◆ **RECORDS SHOWN**:
━━━
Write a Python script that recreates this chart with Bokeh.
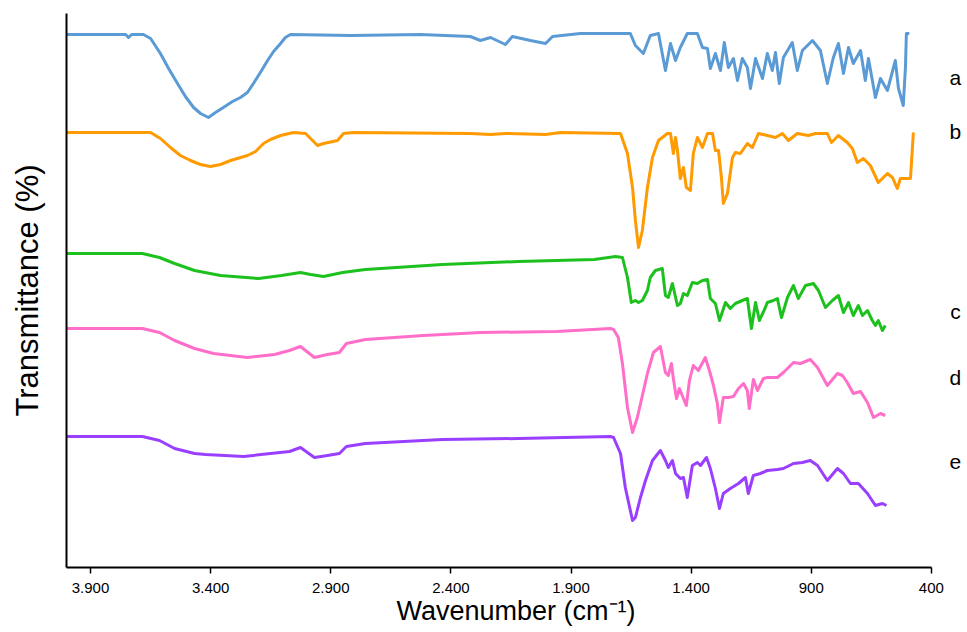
━━━
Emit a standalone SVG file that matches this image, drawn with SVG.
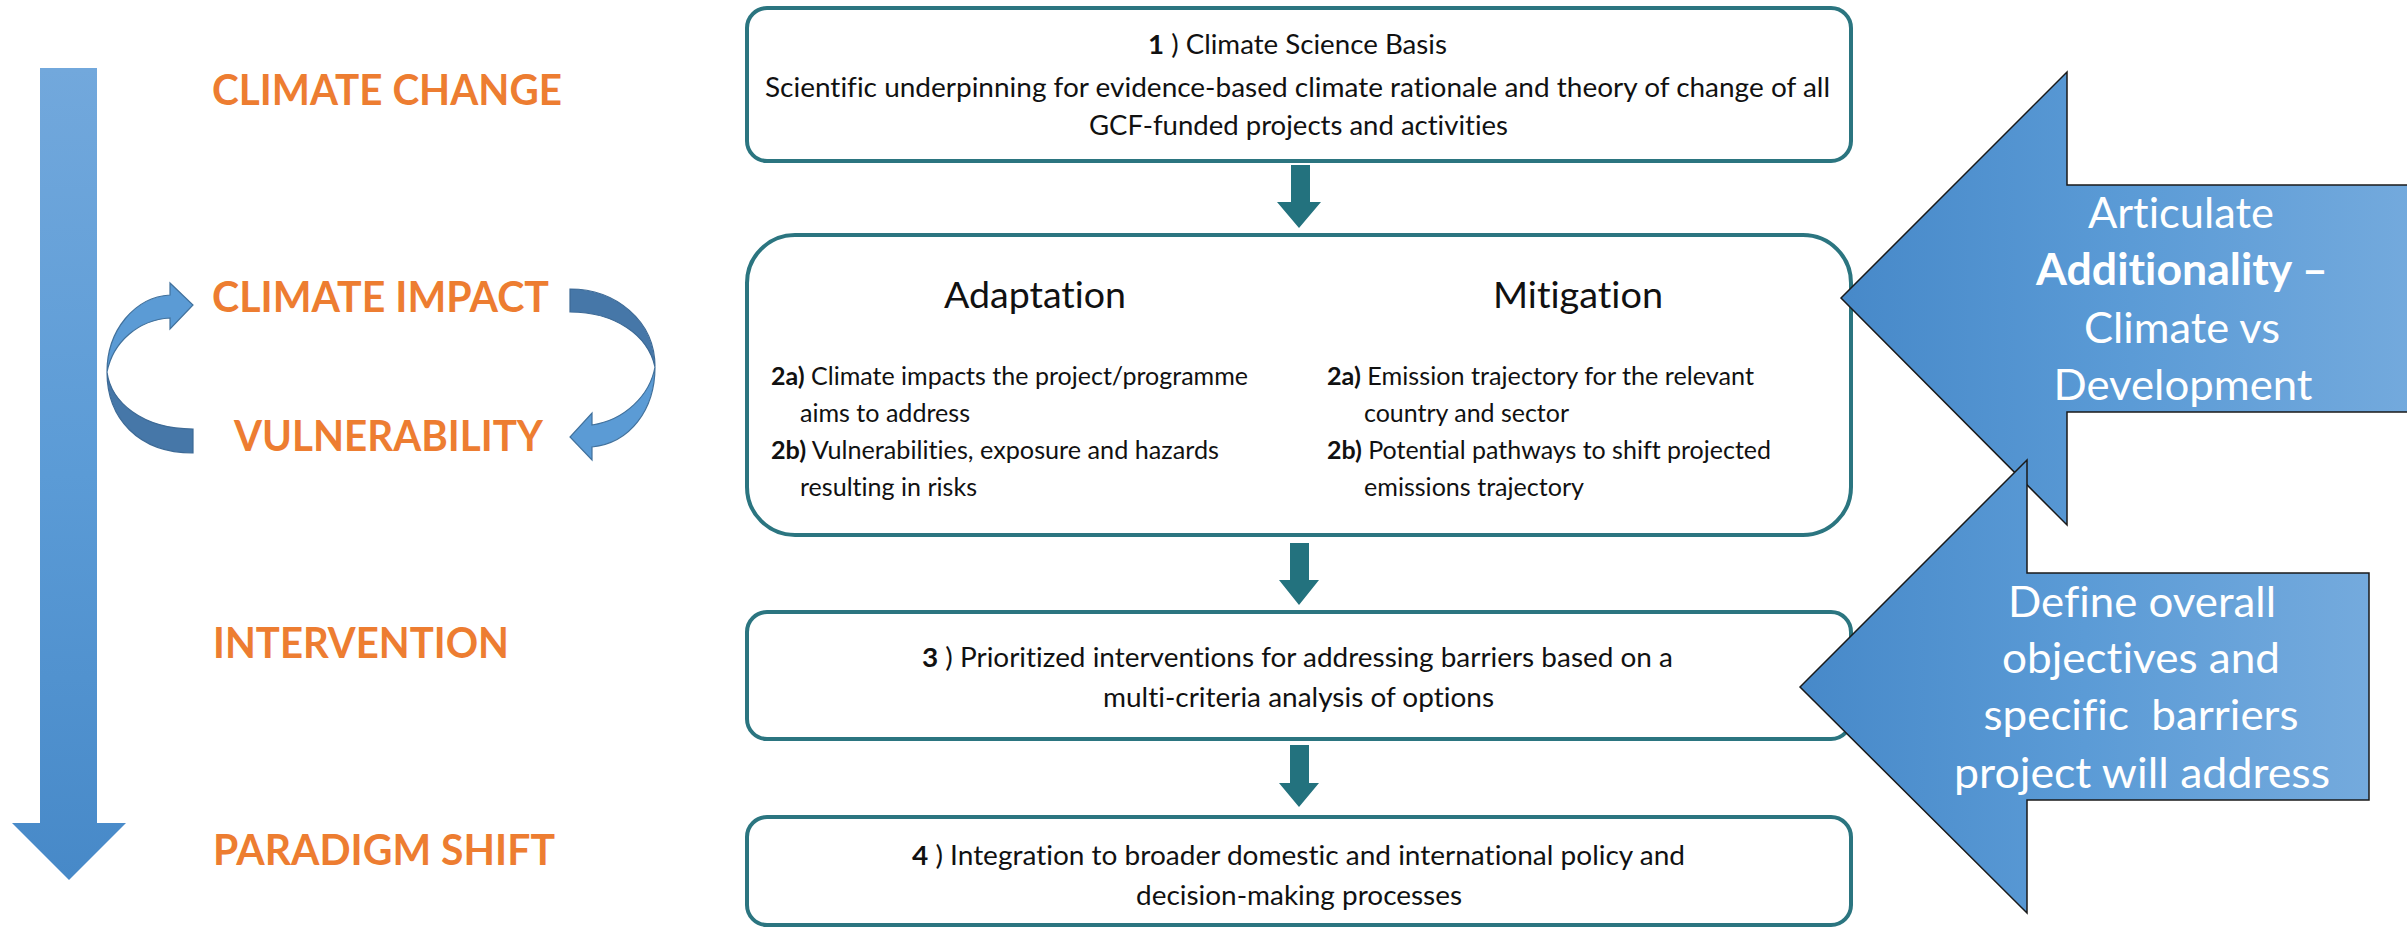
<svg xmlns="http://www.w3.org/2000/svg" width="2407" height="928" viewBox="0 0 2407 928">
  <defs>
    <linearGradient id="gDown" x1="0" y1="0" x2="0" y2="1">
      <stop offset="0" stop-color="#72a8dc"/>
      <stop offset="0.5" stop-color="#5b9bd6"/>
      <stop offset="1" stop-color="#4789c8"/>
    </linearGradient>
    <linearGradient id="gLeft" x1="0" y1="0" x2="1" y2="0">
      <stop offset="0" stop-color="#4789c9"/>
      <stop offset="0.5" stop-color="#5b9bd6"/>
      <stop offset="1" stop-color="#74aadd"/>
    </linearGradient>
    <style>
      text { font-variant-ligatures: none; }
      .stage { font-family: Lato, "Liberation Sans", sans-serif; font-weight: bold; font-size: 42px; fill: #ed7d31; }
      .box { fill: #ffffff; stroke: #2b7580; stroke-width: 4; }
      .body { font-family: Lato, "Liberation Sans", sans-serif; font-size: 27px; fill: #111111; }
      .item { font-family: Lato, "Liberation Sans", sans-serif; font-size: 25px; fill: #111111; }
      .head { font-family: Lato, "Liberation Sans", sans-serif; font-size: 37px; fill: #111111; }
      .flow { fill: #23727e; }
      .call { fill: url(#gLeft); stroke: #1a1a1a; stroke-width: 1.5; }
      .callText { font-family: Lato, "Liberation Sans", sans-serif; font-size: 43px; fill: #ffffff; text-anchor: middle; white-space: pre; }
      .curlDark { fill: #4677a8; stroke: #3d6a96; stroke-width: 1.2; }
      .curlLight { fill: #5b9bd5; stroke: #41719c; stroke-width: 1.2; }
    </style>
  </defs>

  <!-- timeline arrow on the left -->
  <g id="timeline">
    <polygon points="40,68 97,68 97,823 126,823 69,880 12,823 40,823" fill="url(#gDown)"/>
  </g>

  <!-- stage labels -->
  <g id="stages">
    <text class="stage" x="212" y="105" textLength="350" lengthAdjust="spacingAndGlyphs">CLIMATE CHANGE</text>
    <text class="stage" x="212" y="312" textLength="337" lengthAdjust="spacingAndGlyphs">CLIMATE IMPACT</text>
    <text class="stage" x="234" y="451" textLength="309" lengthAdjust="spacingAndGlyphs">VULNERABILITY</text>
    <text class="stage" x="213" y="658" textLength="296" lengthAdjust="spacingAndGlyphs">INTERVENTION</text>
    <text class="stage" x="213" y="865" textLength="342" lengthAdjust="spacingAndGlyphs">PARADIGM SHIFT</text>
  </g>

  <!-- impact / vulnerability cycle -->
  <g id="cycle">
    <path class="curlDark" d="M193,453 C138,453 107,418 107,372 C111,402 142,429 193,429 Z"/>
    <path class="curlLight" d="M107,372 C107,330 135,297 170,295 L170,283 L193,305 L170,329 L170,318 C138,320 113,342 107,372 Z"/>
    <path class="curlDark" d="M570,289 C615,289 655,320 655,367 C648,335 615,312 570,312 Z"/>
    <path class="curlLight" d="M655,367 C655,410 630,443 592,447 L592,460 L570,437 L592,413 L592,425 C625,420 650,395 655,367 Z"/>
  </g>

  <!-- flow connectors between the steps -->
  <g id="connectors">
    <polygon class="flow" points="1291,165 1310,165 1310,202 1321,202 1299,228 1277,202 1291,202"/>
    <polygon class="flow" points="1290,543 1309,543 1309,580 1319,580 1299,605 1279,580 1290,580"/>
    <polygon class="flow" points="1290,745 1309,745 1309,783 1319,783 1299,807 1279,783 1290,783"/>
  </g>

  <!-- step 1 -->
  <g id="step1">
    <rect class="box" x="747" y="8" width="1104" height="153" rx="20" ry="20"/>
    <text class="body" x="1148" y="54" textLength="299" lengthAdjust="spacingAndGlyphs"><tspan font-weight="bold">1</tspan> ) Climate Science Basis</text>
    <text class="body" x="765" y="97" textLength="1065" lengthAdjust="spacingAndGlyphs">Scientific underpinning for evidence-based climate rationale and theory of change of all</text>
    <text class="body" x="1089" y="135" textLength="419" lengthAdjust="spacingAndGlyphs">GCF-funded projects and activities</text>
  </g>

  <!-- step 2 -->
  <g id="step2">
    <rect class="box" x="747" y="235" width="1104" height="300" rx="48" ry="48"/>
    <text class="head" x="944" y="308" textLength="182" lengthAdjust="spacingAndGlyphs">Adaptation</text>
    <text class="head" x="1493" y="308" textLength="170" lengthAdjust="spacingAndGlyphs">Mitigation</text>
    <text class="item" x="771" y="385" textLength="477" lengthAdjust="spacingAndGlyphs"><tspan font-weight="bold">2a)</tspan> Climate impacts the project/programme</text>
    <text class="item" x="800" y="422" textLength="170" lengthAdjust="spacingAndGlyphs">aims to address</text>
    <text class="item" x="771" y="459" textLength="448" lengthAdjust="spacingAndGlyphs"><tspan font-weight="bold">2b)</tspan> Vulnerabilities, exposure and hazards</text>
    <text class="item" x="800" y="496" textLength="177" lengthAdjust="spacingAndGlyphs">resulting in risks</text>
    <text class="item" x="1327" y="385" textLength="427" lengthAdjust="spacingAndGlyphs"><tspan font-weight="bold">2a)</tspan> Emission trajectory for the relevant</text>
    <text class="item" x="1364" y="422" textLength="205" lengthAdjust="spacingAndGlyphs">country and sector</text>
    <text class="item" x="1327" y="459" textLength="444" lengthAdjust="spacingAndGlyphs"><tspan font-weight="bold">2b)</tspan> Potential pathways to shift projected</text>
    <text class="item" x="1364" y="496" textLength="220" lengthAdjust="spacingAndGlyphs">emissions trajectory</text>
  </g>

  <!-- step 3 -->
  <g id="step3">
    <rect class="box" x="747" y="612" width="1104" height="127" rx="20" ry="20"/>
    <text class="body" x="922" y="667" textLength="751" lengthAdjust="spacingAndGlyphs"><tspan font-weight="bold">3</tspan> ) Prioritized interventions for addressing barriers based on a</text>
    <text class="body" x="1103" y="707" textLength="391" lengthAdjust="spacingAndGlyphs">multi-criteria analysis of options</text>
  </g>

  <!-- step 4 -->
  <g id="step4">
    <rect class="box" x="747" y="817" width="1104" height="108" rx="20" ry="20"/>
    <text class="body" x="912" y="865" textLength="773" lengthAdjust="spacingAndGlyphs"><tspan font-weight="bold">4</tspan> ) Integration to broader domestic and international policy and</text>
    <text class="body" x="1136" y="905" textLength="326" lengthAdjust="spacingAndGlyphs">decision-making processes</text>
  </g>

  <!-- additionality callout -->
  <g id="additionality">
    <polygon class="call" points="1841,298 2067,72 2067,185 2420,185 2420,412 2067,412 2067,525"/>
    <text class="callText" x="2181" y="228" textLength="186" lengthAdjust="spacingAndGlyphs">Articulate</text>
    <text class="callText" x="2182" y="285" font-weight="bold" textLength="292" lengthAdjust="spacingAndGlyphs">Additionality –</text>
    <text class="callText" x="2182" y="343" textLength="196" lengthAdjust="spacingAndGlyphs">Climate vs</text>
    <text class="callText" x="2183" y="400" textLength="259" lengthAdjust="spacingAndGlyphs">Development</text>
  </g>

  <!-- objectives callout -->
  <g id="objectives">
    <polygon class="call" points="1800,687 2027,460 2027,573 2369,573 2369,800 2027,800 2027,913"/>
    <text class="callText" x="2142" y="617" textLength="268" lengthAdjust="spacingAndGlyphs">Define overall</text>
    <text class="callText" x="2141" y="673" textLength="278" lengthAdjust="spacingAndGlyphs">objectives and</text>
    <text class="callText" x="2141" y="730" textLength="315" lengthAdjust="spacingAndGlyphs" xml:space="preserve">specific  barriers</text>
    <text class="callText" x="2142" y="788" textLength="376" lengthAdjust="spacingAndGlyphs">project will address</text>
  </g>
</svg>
━━━
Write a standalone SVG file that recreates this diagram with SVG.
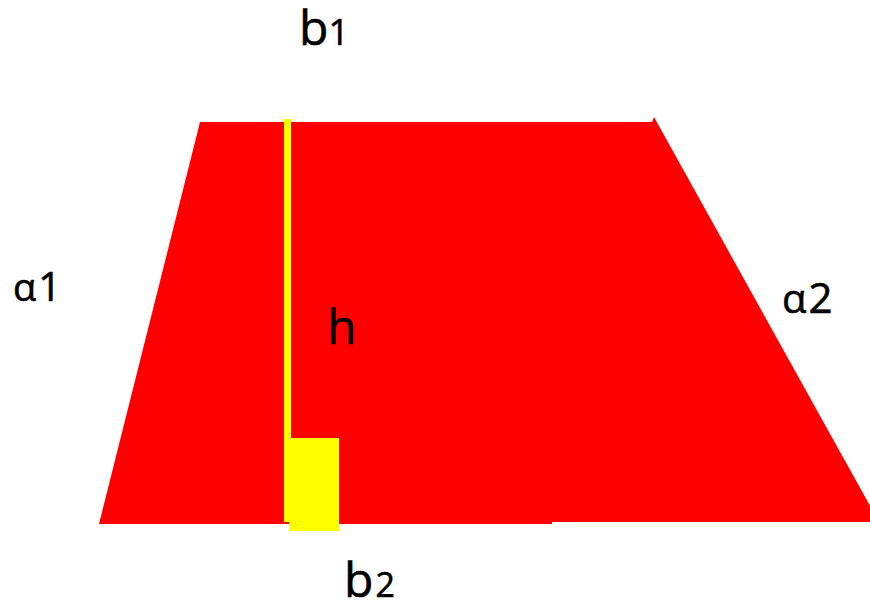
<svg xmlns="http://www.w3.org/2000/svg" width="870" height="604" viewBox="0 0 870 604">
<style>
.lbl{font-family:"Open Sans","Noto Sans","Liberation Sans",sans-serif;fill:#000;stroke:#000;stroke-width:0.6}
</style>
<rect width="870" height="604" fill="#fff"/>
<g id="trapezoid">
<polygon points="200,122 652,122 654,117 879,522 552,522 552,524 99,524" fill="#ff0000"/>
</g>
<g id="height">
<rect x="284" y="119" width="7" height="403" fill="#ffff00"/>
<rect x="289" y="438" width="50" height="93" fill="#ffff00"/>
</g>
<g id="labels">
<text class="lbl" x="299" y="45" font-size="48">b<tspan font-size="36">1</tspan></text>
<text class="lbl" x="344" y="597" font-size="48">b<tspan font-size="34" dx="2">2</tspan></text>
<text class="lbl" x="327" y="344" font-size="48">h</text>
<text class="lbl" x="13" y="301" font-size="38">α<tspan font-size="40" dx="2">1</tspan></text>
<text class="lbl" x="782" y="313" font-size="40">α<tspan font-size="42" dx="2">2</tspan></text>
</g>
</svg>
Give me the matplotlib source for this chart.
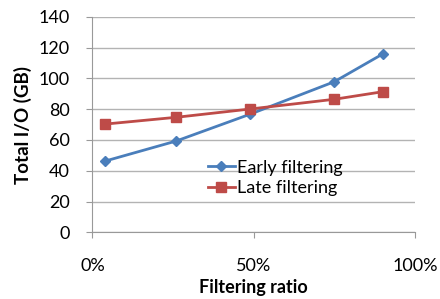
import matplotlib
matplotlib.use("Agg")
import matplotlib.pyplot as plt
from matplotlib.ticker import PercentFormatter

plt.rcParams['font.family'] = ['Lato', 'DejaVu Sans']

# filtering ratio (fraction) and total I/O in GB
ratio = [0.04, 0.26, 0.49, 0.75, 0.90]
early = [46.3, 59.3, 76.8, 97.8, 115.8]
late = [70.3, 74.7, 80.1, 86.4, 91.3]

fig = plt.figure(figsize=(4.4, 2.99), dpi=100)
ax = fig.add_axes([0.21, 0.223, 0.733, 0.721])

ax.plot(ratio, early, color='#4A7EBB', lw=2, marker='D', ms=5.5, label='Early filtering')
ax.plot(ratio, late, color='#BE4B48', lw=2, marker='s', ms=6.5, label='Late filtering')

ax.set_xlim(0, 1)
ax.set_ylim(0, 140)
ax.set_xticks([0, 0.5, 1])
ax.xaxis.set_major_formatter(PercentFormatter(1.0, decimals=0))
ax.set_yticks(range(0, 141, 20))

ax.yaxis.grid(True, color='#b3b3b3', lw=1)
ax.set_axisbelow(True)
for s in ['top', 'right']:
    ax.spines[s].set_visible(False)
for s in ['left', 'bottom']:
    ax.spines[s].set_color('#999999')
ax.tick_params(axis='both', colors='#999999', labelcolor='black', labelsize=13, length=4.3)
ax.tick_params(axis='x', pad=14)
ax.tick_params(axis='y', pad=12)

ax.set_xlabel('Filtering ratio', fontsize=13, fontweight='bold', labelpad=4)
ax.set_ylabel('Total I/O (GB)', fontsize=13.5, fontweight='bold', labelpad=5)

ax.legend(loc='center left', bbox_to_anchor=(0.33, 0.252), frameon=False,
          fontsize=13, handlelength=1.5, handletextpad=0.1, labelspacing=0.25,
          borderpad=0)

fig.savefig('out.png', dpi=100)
━━━
◆ **DESCRIPTION OF THE TASK**: Pull out every line of the records above that contains the word "matplotlib".

◆ **OUTPUT FOR THIS TASK**:
Give me the matplotlib source for this chart.
import matplotlib
matplotlib.use("Agg")
import matplotlib.pyplot as plt
from matplotlib.ticker import PercentFormatter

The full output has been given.